How to Move on After a Break Up, While Still Talking to Your Ex
When a relationship comes to an end, everyone has their own idea of the “right” way to move on. Many people advocate for going completely cold turkey, no contact, cut him out of your life for good. Other people, myself included, may struggle to imagine moving forward with their day-to-day life, going from texting and talking to someone every day for months or even years, to not at all. For those of us who have chosen to stay in communication with our exes after a break up, how can you still move forward with your life and not hold yourself back?
Ask Yourself Why
If you feel the desire to still text your ex or even talk on the phone with them, after you have both decided to end things, it’s important to take some time to reflect on “why” you want to stay in communication. Is it a fear of social isolation? Does the possibility of not talking to them throughout the day mean you won’t have anyone else to talk to? Especially this last year, people are staying home and are more isolated than ever before. So it’s understandable that you may not have a lot of people you can connect with, the way you did with your ex. You may have also been in a seriously codependent relationship, where you both relied on each other (maybe to an unhealthy degree) and pushed away other outlets for support, like friends and family.
Consider reaching out to those who care about you. Friends that may be long-distance or you may have just put on the backburner during your relationship — ask them how they’re doing, and let them know what you’ve been going through. Most people are happy to lend an ear during a trying time, like a break up, and offer emotional support. Now is an important time to reach out to alternative support systems that aren’t your ex-partner.
If you choose to communicate with your ex after a break-up, make it a priority to talk to them about limits and expectations with communication. This can sound like, “I would like to talk to you on the phone to catch up once a week. Maybe Sunday afternoons would be a good time for that?” Or something along the lines of, “I still enjoy texting you throughout the day, but am not comfortable to texting while at work. However, I’ll text you when I’m on my lunch.”
It’s up to you to set limits to how much you feel is comfortable and healthy for you to be in contact with this person. And those boundaries can (and should!) change as time goes on. Maybe the first month after the break up, you and your recent ex-partner might still feel the need to communicate a lot. You might still want to text that person about your day or your latest work drama or family issues, or just ask them what they had for lunch. They might still see memes on Instagram that remind them of you, and want to share them.

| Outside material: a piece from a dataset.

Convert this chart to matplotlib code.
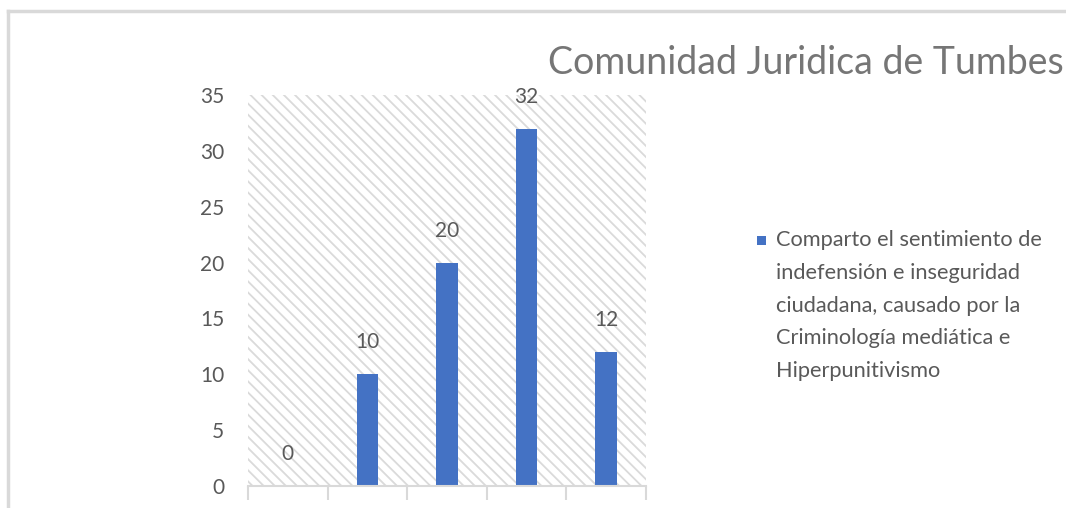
import matplotlib
matplotlib.use("Agg")
import matplotlib.pyplot as plt
from matplotlib.patches import Rectangle
from matplotlib.lines import Line2D

# data
categories = ["1", "2", "3", "4", "5"]
values = [0, 10, 20, 32, 12]
yticks = [0, 5, 10, 15, 20, 25, 30, 35]
title = "Comunidad Juridica de Tumbes"
series_name = ("Comparto el sentimiento de\nindefensión e inseguridad\n"
               "ciudadana, causado por la\nCriminología mediática e\nHiperpunitivismo")

BLUE = "#4472C4"
TXT = "#595959"
GRID = "#d9d9d9"

plt.rcParams["font.family"] = ["Lato", "DejaVu Sans"]
plt.rcParams["hatch.linewidth"] = 1.3

fig = plt.figure(figsize=(10.66, 5.08), dpi=100)
ax = fig.add_axes([248 / 1066, 1 - 486 / 508, 398 / 1066, 391 / 508])

# hatched plot area
ax.add_patch(Rectangle((0, 0), 1, 1, transform=ax.transAxes, facecolor="white",
                       edgecolor="#dadada", linewidth=0, hatch="\\\\\\", zorder=0))

x = list(range(len(categories)))
ax.bar(x, values, width=0.27, color=BLUE, zorder=2)
for xi, v in zip(x, values):
    ax.annotate(str(v), (xi, v), xytext=(0, 32), textcoords="offset pixels",
                ha="center", va="center", fontsize=15, color=TXT)

ax.set_xlim(-0.5, len(categories) - 0.5)
ax.set_ylim(0, 35)
ax.set_yticks(yticks)
ax.set_yticklabels([str(t) for t in yticks], fontsize=15, color=TXT)
ax.tick_params(axis="y", length=0, pad=17)
ax.set_xticks([i - 0.5 for i in range(len(categories) + 1)])
ax.set_xticklabels([])
ax.tick_params(axis="x", length=10, width=1.5, color=GRID)
for s in ["top", "right", "left"]:
    ax.spines[s].set_visible(False)
ax.spines["bottom"].set_color(GRID)
ax.spines["bottom"].set_linewidth(1.5)

# legend: square marker aligned with the first line of the wrapped label
fig.add_artist(Rectangle((757 / 1066, 1 - 245 / 508), 9 / 1066, 9 / 508,
                         transform=fig.transFigure, facecolor=BLUE, edgecolor="none"))
fig.text(776 / 1066, 1 - 230 / 508, series_name, fontsize=15.7, color=TXT,
         ha="left", va="top", linespacing=1.8)

fig.text(548 / 1066, 1 - 63 / 508, title, fontsize=27, color="#767676",
         ha="left", va="center")

# chart frame lines
fig.add_artist(Line2D([8 / 1066, 1], [1 - 11 / 508, 1 - 11 / 508], color=GRID, lw=2.5))
fig.add_artist(Line2D([8 / 1066, 8 / 1066], [0, 1 - 11 / 508], color=GRID, lw=2.5))

fig.savefig("out.png", dpi=100)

That can totally be okay as long as you both know what the boundaries are.
Know What is Off-Limits
As much as it is important to know what kind of communication you want from your ex, it’s equally as important to establish what kind of interactions are not okay.
A slippery slope can be talking about the relationship when you’re texting or on the phone. In my personal experience, there were times when texting my ex that a normal texting conversation took a turn and touched on a sore-spot in our romantic relationship. This kind of topic often spiraled out of control for us, and led to more than a few fights that were right out of our dating playbook — even though we weren’t actually dating anymore. A good way to avoid this is setting up a boundary like “I won’t discuss our relationship over text. If this is something you think we need to talk about, we can speak on the phone or in person.”
The reality is, it’s hard to effectively communicate serious issues or feelings through texting. There’s tone and body language and all kinds of other factors that cannot be accurately judged through just texting. Rarely any good comes from texting your ex how much they hurt you on that Wednesday three months ago, and how they haven’t changed at all. If it’s important, you need to at least hear their voice. And even then, in person is really the best way to handle any conversations related to your relationship.
Be Aware of Ulterior Motives
This goes for yourself too! It ties back to the “why” from earlier. If you are talking to your ex because you want to convince them to get back together, or you’re in denial that the relationship ended at all, that’s something you need to be honest about with yourself. I get it, I’ve been there. Staying in contact with my ex after we broke up didn’t feel so different from dating him at times. We still texted during the day, didn’t talk as often on the phone and didn’t see each other nearly as often, but it was something to still give me hope. There were times our conversations felt just as easy and natural as when we were dating. It was easy to slip back into that mindset.
I had to take a hard, honest look at myself and what I was trying to gain from staying in communication with the person I had been with for two years, and still loved. It took having a couple of honest, in person conversations with him to sort out what our goals for the future were, and why we both still wanted to talk in the first place.
Being in contact with your ex isn’t necessarily an end goal, but more of a transitional phase in the course of your relationship. It’s a means for you to achieve the goal of finding out what you really need right now. Do you just need someone to talk to about your day? Do you need the comfort of knowing your ex is still around, like an emotional security blanket? Or if you’re like me, the more you talk to your ex after your relationship ends, the more you might realize how much the two of you still need time apart. No one can tell you the right way to proceed after a break-up, it’s all about finding what works for you. If you choose to continue talking to your ex-partner after you call it quits, more power to you, there can be a lot of healing that can come from staying in contact. Just be sure you’re watching out for yourself and not leading yourself to more pain or disappointment in the long run.